**Work instructions**
Retype the opening lines of the data exactly, stopping after the line that contains "normal_q = normal_q_lower". Skip every picture.

**Supplied information**
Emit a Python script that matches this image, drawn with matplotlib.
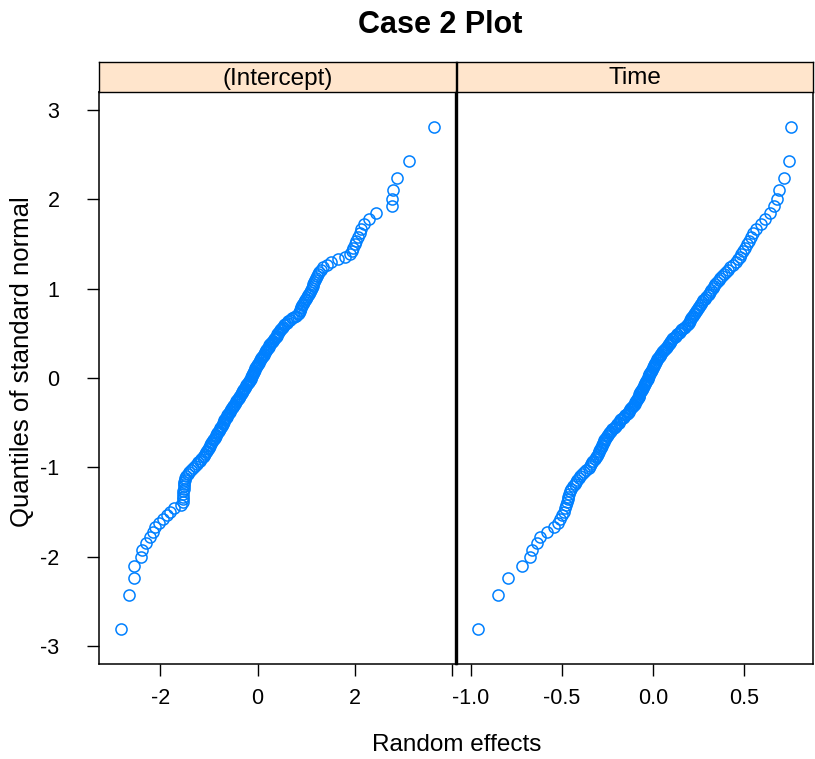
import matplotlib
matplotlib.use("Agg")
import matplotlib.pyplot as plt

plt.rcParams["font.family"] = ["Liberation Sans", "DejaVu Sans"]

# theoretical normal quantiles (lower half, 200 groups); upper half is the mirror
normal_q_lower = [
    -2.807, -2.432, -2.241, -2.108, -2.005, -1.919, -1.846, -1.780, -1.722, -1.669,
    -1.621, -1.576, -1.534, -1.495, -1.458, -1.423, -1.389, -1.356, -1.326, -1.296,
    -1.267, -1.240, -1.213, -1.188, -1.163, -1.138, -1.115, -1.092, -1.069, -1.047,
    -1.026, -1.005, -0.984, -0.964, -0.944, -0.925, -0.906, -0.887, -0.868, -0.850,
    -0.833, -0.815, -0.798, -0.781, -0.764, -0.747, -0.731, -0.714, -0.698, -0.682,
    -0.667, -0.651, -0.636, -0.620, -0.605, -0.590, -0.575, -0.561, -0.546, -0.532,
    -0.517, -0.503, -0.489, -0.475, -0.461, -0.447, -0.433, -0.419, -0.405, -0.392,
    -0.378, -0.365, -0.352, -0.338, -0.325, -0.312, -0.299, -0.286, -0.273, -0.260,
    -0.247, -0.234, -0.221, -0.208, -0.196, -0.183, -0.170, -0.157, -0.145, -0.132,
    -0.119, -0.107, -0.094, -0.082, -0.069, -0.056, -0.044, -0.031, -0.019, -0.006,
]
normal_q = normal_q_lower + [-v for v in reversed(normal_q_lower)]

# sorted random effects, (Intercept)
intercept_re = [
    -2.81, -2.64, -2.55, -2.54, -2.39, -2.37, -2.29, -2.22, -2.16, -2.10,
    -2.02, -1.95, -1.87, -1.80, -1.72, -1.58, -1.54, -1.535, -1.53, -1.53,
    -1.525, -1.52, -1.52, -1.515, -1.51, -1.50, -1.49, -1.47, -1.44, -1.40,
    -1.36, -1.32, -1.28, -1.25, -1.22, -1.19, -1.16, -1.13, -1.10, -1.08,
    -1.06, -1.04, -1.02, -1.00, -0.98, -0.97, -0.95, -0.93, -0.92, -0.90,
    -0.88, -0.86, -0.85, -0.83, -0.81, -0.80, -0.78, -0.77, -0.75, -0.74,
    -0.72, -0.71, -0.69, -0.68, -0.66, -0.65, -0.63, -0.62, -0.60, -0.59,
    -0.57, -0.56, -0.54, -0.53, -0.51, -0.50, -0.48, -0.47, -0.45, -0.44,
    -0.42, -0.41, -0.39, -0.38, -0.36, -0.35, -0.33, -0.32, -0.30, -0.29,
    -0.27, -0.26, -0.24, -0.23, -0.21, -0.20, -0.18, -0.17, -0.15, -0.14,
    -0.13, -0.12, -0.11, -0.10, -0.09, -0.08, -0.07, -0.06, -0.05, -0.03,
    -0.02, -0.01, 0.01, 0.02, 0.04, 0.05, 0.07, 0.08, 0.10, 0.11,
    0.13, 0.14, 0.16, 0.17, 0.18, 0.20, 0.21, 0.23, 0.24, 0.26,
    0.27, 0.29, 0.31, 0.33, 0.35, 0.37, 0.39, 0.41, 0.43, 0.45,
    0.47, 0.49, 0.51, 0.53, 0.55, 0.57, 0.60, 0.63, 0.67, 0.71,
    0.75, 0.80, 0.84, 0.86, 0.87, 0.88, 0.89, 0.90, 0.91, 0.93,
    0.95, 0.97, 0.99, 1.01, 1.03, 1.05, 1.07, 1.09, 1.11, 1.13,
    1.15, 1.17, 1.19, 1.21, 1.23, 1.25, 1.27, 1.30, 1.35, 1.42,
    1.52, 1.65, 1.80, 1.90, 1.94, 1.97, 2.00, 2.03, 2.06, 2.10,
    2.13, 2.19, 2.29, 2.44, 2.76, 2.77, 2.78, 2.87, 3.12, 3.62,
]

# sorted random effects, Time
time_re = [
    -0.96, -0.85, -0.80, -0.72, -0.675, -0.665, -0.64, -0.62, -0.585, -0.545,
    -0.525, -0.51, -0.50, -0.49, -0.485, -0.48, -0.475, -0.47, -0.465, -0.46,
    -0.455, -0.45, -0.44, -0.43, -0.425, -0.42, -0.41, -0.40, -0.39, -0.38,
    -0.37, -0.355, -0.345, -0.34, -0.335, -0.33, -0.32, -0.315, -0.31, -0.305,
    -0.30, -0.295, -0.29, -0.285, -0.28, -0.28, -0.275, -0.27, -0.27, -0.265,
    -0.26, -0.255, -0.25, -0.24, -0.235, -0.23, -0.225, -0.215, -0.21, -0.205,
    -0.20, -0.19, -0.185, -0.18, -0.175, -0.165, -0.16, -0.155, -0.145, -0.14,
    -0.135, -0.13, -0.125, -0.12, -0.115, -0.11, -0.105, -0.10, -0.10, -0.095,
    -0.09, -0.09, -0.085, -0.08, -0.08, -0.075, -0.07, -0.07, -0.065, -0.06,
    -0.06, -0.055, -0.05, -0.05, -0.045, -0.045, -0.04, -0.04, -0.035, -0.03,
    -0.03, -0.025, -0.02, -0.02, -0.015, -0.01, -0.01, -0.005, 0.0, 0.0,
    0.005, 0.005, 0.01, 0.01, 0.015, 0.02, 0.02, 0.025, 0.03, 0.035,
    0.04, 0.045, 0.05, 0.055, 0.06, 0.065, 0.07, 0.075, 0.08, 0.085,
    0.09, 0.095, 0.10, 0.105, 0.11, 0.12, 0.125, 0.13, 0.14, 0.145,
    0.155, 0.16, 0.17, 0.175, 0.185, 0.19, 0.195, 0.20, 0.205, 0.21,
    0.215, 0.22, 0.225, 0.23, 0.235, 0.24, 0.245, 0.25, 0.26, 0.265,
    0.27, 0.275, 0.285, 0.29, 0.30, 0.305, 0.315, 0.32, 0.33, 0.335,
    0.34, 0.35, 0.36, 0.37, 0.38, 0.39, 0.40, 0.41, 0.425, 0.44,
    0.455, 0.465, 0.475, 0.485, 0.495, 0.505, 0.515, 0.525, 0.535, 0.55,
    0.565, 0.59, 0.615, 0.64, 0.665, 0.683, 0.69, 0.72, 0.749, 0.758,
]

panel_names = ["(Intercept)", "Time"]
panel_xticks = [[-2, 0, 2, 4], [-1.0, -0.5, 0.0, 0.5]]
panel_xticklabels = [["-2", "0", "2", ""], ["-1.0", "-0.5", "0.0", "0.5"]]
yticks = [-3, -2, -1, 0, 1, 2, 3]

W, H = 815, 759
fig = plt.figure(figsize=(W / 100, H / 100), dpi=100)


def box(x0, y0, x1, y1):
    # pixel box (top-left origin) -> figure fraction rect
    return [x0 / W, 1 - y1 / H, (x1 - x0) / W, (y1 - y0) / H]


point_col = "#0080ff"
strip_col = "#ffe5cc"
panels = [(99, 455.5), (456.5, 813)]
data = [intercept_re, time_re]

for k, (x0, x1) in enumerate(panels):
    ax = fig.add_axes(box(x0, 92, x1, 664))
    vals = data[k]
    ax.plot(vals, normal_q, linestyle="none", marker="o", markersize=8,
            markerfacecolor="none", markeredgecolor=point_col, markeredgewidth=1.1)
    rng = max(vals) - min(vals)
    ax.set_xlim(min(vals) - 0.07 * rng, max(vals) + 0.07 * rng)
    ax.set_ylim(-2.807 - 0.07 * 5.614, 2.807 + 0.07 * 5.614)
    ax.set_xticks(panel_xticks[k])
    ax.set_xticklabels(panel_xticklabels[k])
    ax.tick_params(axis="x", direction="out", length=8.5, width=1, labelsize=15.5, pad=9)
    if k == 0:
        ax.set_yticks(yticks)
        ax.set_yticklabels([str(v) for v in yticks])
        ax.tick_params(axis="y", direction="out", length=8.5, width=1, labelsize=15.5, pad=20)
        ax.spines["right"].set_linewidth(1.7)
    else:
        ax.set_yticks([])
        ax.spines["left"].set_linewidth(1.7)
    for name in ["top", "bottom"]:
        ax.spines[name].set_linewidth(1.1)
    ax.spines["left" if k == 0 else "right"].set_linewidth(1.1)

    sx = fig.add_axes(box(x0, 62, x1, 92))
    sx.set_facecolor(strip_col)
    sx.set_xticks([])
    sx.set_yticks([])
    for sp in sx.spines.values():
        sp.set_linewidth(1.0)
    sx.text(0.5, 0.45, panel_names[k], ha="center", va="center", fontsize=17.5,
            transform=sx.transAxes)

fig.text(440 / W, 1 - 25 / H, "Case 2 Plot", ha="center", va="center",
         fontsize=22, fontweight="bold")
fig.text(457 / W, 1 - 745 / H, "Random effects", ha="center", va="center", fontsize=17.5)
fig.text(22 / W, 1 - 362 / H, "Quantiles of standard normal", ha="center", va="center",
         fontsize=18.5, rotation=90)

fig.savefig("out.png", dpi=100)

**Solution for this exercise**
Emit a Python script that matches this image, drawn with matplotlib.
import matplotlib
matplotlib.use("Agg")
import matplotlib.pyplot as plt

plt.rcParams["font.family"] = ["Liberation Sans", "DejaVu Sans"]

# theoretical normal quantiles (lower half, 200 groups); upper half is the mirror
normal_q_lower = [
    -2.807, -2.432, -2.241, -2.108, -2.005, -1.919, -1.846, -1.780, -1.722, -1.669,
    -1.621, -1.576, -1.534, -1.495, -1.458, -1.423, -1.389, -1.356, -1.326, -1.296,
    -1.267, -1.240, -1.213, -1.188, -1.163, -1.138, -1.115, -1.092, -1.069, -1.047,
    -1.026, -1.005, -0.984, -0.964, -0.944, -0.925, -0.906, -0.887, -0.868, -0.850,
    -0.833, -0.815, -0.798, -0.781, -0.764, -0.747, -0.731, -0.714, -0.698, -0.682,
    -0.667, -0.651, -0.636, -0.620, -0.605, -0.590, -0.575, -0.561, -0.546, -0.532,
    -0.517, -0.503, -0.489, -0.475, -0.461, -0.447, -0.433, -0.419, -0.405, -0.392,
    -0.378, -0.365, -0.352, -0.338, -0.325, -0.312, -0.299, -0.286, -0.273, -0.260,
    -0.247, -0.234, -0.221, -0.208, -0.196, -0.183, -0.170, -0.157, -0.145, -0.132,
    -0.119, -0.107, -0.094, -0.082, -0.069, -0.056, -0.044, -0.031, -0.019, -0.006,
]
normal_q = normal_q_lower + [-v for v in reversed(normal_q_lower)]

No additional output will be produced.